Prehistoric humans acted like humans.

You might want to take an archeology class or do some living history. There’s nothing like having an artifact right in front of your face and working to make you understand that people from the past are understandable people with real thoughts and feelings and know-how.

Re: breaking a horse, it is inefficient and obsolete. I would point out the Horse Whisperer.


Closer to “all are responsible”… no?


None of the explanations so far have dealt with the problem I’ve raised of the self-trauma apparently involved in stoning someone to death.


I believe it has been.
Your argument was predicated upon one person doing the stoning, the ramped up guilt of the long and drawn out process, and the exhaustion of such a process.

Each has been shown to be mistaken.
Stoning was not a solo act. Many people were involved.
There was no guilt for a single act as many participated.
Also, many participants meant that it was not the arduous task it would be for a single person.


Thanks. That does help clarify, but you make it sound like everyone would throw one rock and it would be over with. The narrative of St. Stephen being stoned seems to contradict this idea. He has time to say stuff while being stoned, people have to take their clothes off and lay them in a pile at Saul’s feet, etc.

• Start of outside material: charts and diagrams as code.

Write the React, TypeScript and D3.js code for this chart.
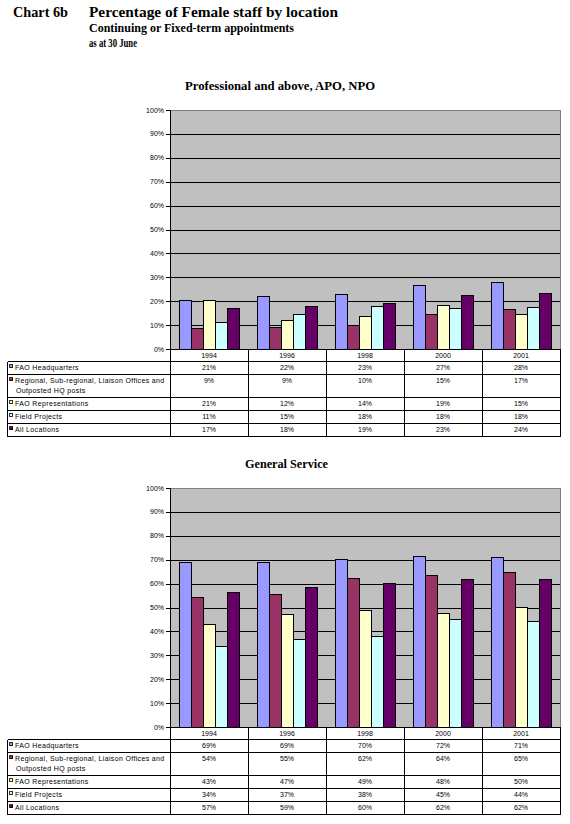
import { useEffect, useRef } from "react";
import { select, scaleBand, scaleLinear, range } from "d3";

const years = ["1994", "1996", "1998", "2000", "2001"];

const seriesLabels = [
    ["FAO Headquarters"],
    ["Regional, Sub-regional, Liaison Offices and", "Outposted HQ posts"],
    ["FAO Representations"],
    ["Field Projects"],
    ["All Locations"],
];

const seriesColors = ["#9999FF", "#993366", "#FFFFCC", "#CCFFFF", "#660066"];

// Professional and above, APO, NPO (bar heights)
const profHQ = [20.6, 22.2, 23.1, 26.9, 28.1];
const profRegional = [8.8, 9.4, 10.1, 14.7, 16.8];
const profRepr = [20.6, 12.2, 13.8, 18.5, 14.7];
const profField = [11.3, 14.7, 18.0, 17.2, 17.6];
const profAll = [17.2, 18.0, 19.3, 22.7, 23.5];

// table under the first chart, as printed
const profTableHQ = ["21%", "22%", "23%", "27%", "28%"];
const profTableRegional = ["9%", "9%", "10%", "15%", "17%"];
const profTableRepr = ["21%", "12%", "14%", "19%", "15%"];
const profTableField = ["11%", "15%", "18%", "18%", "18%"];
const profTableAll = ["17%", "18%", "19%", "23%", "24%"];

// General Service
const gsHQ = [69.0, 69.0, 70.2, 71.5, 71.0];
const gsRegional = [54.3, 55.5, 62.2, 63.5, 64.8];
const gsRepr = [42.9, 47.1, 48.8, 47.6, 50.1];
const gsField = [33.7, 36.9, 37.9, 45.0, 44.2];
const gsAll = [56.4, 58.5, 60.1, 61.8, 61.8];

const gsTableHQ = ["69%", "69%", "70%", "72%", "71%"];
const gsTableRegional = ["54%", "55%", "62%", "64%", "65%"];
const gsTableRepr = ["43%", "47%", "49%", "48%", "50%"];
const gsTableField = ["34%", "37%", "38%", "45%", "44%"];
const gsTableAll = ["57%", "59%", "60%", "62%", "62%"];

const yTicks = range(0, 101, 10);

const serif = "'Liberation Serif', 'Times New Roman', serif";
const sans = "'Liberation Sans', Arial, sans-serif";

function drawPanel(svg, opts) {
    const { top, title, titleX, titleW, series, table } = opts;
    const left = 170;
    const right = 560;
    const plotTop = top;
    const plotBottom = top + 239;
    const tableLeft = 7.5;

    const g = svg.append("g").attr("class", "panel");

    // title
    g.append("text")
        .attr("x", titleX)
        .attr("y", plotTop - 20)
        .attr("font-family", serif)
        .attr("font-weight", "bold")
        .attr("font-size", 13)
        .attr("textLength", titleW)
        .attr("lengthAdjust", "spacingAndGlyphs")
        .text(title);

    const xScale = scaleBand().domain(years).range([left, right]);
    const inner = scaleBand()
        .domain(range(series.length))
        .range([9, xScale.bandwidth() - 9]);
    const yScale = scaleLinear().domain([0, 100]).range([plotBottom, plotTop]);

    // plot area
    g.append("rect")
        .attr("x", left)
        .attr("y", plotTop)
        .attr("width", right - left)
        .attr("height", plotBottom - plotTop)
        .attr("fill", "#C0C0C0");

    // gridlines
    g.selectAll(".grid")
        .data(yTicks.filter((d) => d > 0 && d < 100))
        .join("line")
        .attr("x1", left)
        .attr("x2", right)
        .attr("y1", (d) => Math.round(yScale(d)) + 0.5)
        .attr("y2", (d) => Math.round(yScale(d)) + 0.5)
        .attr("stroke", "#000")
        .attr("stroke-width", 1);

    // border top and right
    g.append("path")
        .attr("d", `M${left},${plotTop + 0.5}H${right + 0.5}V${plotBottom}`)
        .attr("fill", "none")
        .attr("stroke", "#808080");

    // bars
    series.forEach((values, si) => {
        g.append("g")
            .selectAll("rect")
            .data(values)
            .join("rect")
            .attr("x", (d, i) => Math.round(xScale(years[i]) + inner(si)) + 0.5)
            .attr("y", (d) => Math.round(yScale(d)) + 0.5)
            .attr("width", Math.round(inner.bandwidth()))
            .attr("height", (d) => Math.round(plotBottom) - Math.round(yScale(d)))
            .attr("fill", seriesColors[si])
            .attr("stroke", "#000")
            .attr("stroke-width", 1);
    });

    // y axis
    g.append("line")
        .attr("x1", left + 0.5)
        .attr("x2", left + 0.5)
        .attr("y1", plotTop)
        .attr("y2", plotBottom)
        .attr("stroke", "#000");

    g.selectAll(".ytick")
        .data(yTicks)
        .join("line")
        .attr("x1", left - 4)
        .attr("x2", left)
        .attr("y1", (d) => Math.round(yScale(d)) + 0.5)
        .attr("y2", (d) => Math.round(yScale(d)) + 0.5)
        .attr("stroke", "#000");

    g.selectAll(".ylabel")
        .data(yTicks)
        .join("text")
        .attr("x", left - 6)
        .attr("y", (d) => yScale(d) + 2.5)
        .attr("text-anchor", "end")
        .attr("font-family", sans)
        .attr("font-size", 7)
        .text((d) => d + "%");

    // data table
    const edges = [0, 12, 25, 48, 61, 74, 87].map((d) => plotBottom + d);

    const lines = g.append("g").attr("stroke", "#000").attr("stroke-width", 1);

    // horizontal lines
    edges.forEach((y, i) => {
        lines
            .append("line")
            .attr("x1", i === 0 ? left : tableLeft)
            .attr("x2", right + 0.5)
            .attr("y1", Math.round(y) + 0.5)
            .attr("y2", Math.round(y) + 0.5);
    });

    // vertical lines
    lines
        .append("line")
        .attr("x1", tableLeft)
        .attr("x2", tableLeft)
        .attr("y1", Math.round(edges[1]) + 0.5)
        .attr("y2", Math.round(edges[6]) + 0.5);

    [...years.map((y) => xScale(y)), right].forEach((x) => {
        lines
            .append("line")
            .attr("x1", Math.round(x) + 0.5)
            .attr("x2", Math.round(x) + 0.5)
            .attr("y1", Math.round(edges[0]) + 0.5)
            .attr("y2", Math.round(edges[6]) + 0.5);
    });

    // year labels
    g.selectAll(".year")
        .data(years)
        .join("text")
        .attr("x", (d) => xScale(d) + xScale.bandwidth() / 2)
        .attr("y", edges[0] + 9)
        .attr("text-anchor", "middle")
        .attr("font-family", sans)
        .attr("font-size", 7)
        .text((d) => d);

    // rows
    table.forEach((row, si) => {
        const rowTop = edges[si + 1];
        const base = rowTop + 9;

        g.append("rect")
            .attr("x", 9.5)
            .attr("y", base - 5.5)
            .attr("width", 3)
            .attr("height", 3)
            .attr("fill", seriesColors[si])
            .attr("stroke", "#000")
            .attr("stroke-width", 0.8);

        seriesLabels[si].forEach((txt, li) => {
            g.append("text")
                .attr("x", li === 0 ? 15 : 16)
                .attr("y", base + li * 10)
                .attr("font-family", sans)
                .attr("font-size", 7)
                .attr("letter-spacing", 0.35)
                .text(txt);
        });

        g.append("g")
            .selectAll("text")
            .data(row)
            .join("text")
            .attr("x", (d, i) => xScale(years[i]) + xScale.bandwidth() / 2)
            .attr("y", base)
            .attr("text-anchor", "middle")
            .attr("font-family", sans)
            .attr("font-size", 7)
            .text((d) => d);
    });
}

export default function App() {
    const svgRef = useRef(null);

    useEffect(() => {
        const svg = select(svgRef.current);
        svg.selectAll("*").remove();

        // header
        svg.append("text")
            .attr("x", 13)
            .attr("y", 17)
            .attr("font-family", serif)
            .attr("font-weight", "bold")
            .attr("font-size", 15)
            .attr("textLength", 55)
            .attr("lengthAdjust", "spacingAndGlyphs")
            .text("Chart 6b");

        svg.append("text")
            .attr("x", 89)
            .attr("y", 17)
            .attr("font-family", serif)
            .attr("font-weight", "bold")
            .attr("font-size", 15)
            .attr("textLength", 249)
            .attr("lengthAdjust", "spacingAndGlyphs")
            .text("Percentage of Female staff by location");

        svg.append("text")
            .attr("x", 89)
            .attr("y", 32)
            .attr("font-family", serif)
            .attr("font-weight", "bold")
            .attr("font-size", 12)
            .attr("textLength", 205)
            .attr("lengthAdjust", "spacingAndGlyphs")
            .text("Continuing or Fixed-term appointments");

        svg.append("text")
            .attr("x", 89)
            .attr("y", 47)
            .attr("font-family", serif)
            .attr("font-weight", "bold")
            .attr("font-size", 12)
            .attr("textLength", 48)
            .attr("lengthAdjust", "spacingAndGlyphs")
            .text("as at 30 June");

        drawPanel(svg, {
            top: 110,
            title: "Professional and above, APO, NPO",
            titleX: 185,
            titleW: 190,
            series: [profHQ, profRegional, profRepr, profField, profAll],
            table: [profTableHQ, profTableRegional, profTableRepr, profTableField, profTableAll],
        });

        drawPanel(svg, {
            top: 488,
            title: "General Service",
            titleX: 245,
            titleW: 83,
            series: [gsHQ, gsRegional, gsRepr, gsField, gsAll],
            table: [gsTableHQ, gsTableRegional, gsTableRepr, gsTableField, gsTableAll],
        });
    }, []);

    return (
        <svg
            ref={svgRef}
            width={570}
            height={824}
            style={{ position: "absolute", left: 0, top: 0, background: "#fff" }}
            shapeRendering="crispEdges"
        ></svg>
    );
}
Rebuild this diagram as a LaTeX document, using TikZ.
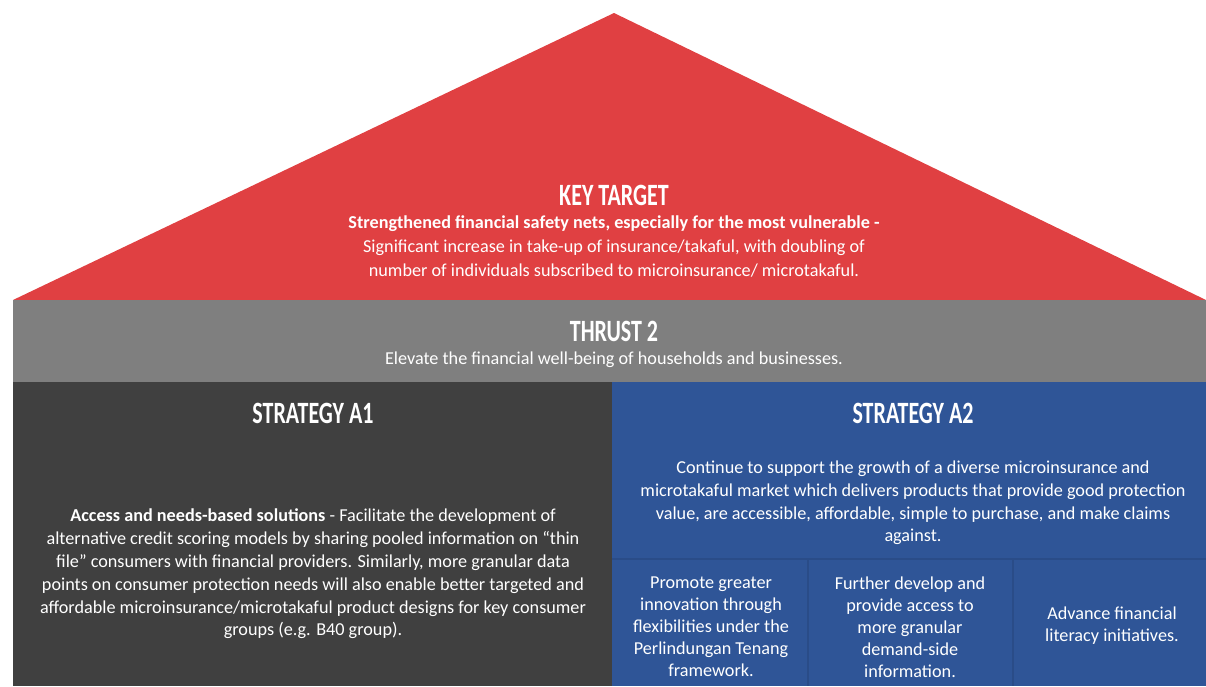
\documentclass[tikz,border=0pt]{standalone}
\usepackage{fontspec}
\setmainfont{Carlito}
\newfontfamily\headfont[FakeStretch=0.71]{Carlito}
\usepackage{xcolor}
\usetikzlibrary{positioning}

\definecolor{roofred}{RGB}{224,64,66}
\definecolor{thrustgrey}{RGB}{127,127,127}
\definecolor{pillardark}{RGB}{64,64,64}
\definecolor{pillarblue}{RGB}{47,85,151}
\definecolor{seamblue}{RGB}{42,76,136}

\tikzset{
  heading/.style={text=white, inner sep=0pt, font=\headfont\bfseries\fontsize{31}{31}\selectfont},
  bodytext/.style={text=white, inner sep=0pt, align=center, font=\fontsize{18.2}{22.8}\selectfont},
}

\begin{document}
\begin{tikzpicture}[x=1pt, y=-1pt]
        \useasboundingbox (0,0) rectangle (1206,686);
        \coordinate (Apex) at (614,13);
        \coordinate (EaveL) at (13,300);
        \coordinate (EaveR) at (1206,300);
        \coordinate (Split) at (612,382);
        \coordinate (Floor) at (1206,686);

        % roof, thrust band and the two pillars
        \fill[roofred] (EaveL) -- (Apex) -- (EaveR) -- cycle;
        \fill[thrustgrey] (EaveL) rectangle (1206,382);
        \fill[pillardark] (13,382) rectangle (612,686);
        \fill[pillarblue] (Split) rectangle (Floor);

        % seams under strategy A2
        \draw[seamblue, line width=1.5pt] (612,559) -- (1206,559);
        \draw[seamblue, line width=1.5pt] (808,559) -- (808,686);
        \draw[seamblue, line width=1.5pt] (1013,559) -- (1013,686);

        \node[heading] (KeyTitle) at (614,195) {KEY TARGET};
        \node[bodytext, font=\fontsize{18.2}{24}\selectfont] (KeyText) at (614,246)
          {\textbf{Strengthened financial safety nets, especially for the most vulnerable -}\\
           Significant increase in take-up of insurance/takaful, with doubling of\\
           number of individuals subscribed to microinsurance/ microtakaful.};

        \node[heading] (ThrustTitle) at (614,331) {THRUST 2};
        \node[bodytext] (ThrustText) at (614,360)
          {Elevate the financial well-being of households and businesses.};

        \node[heading] (AOneTitle) at (313,413) {STRATEGY A1};
        \node[bodytext] (AOneText) at (313,574)
          {\textbf{Access and needs-based solutions} - Facilitate the development of\\
           alternative credit scoring models by sharing pooled information on ``thin\\
           file'' consumers with financial providers. Similarly, more granular data\\
           points on consumer protection needs will also enable better targeted and\\
           affordable microinsurance/microtakaful product designs for key consumer\\
           groups (e.g. B40 group).};

        \node[heading] (ATwoTitle) at (913,413) {STRATEGY A2};
        \node[bodytext] (ATwoText) at (913,503)
          {Continue to support the growth of a diverse microinsurance and\\
           microtakaful market which delivers products that provide good protection\\
           value, are accessible, affordable, simple to purchase, and make claims\\
           against.};

        \node[bodytext, font=\fontsize{18.2}{22}\selectfont] (Innovation) at (711,627)
          {Promote greater\\ innovation through\\ flexibilities under the\\ Perlindungan Tenang\\ framework.};
        \node[bodytext, font=\fontsize{18.2}{22}\selectfont] (DemandInfo) at (910,627)
          {Further develop and\\ provide access to\\ more granular\\ demand-side\\ information.};
        \node[bodytext, font=\fontsize{18.2}{22}\selectfont] (Literacy) at (1112,626)
          {Advance financial\\ literacy initiatives.};
\end{tikzpicture}
\end{document}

Moreover, group stoning doesn’t completely remove feelings of personal responsibility. It still seems like there would be some who would think, “I really, really don’t want to be a part of this,” similar to “conscientious objectors” of war in the 20th century. It seems like such a person might only throw one rock, or try to find a small one to throw, and be upset by seeing a neighbor “really into it” throwing several rocks (more than others), etc.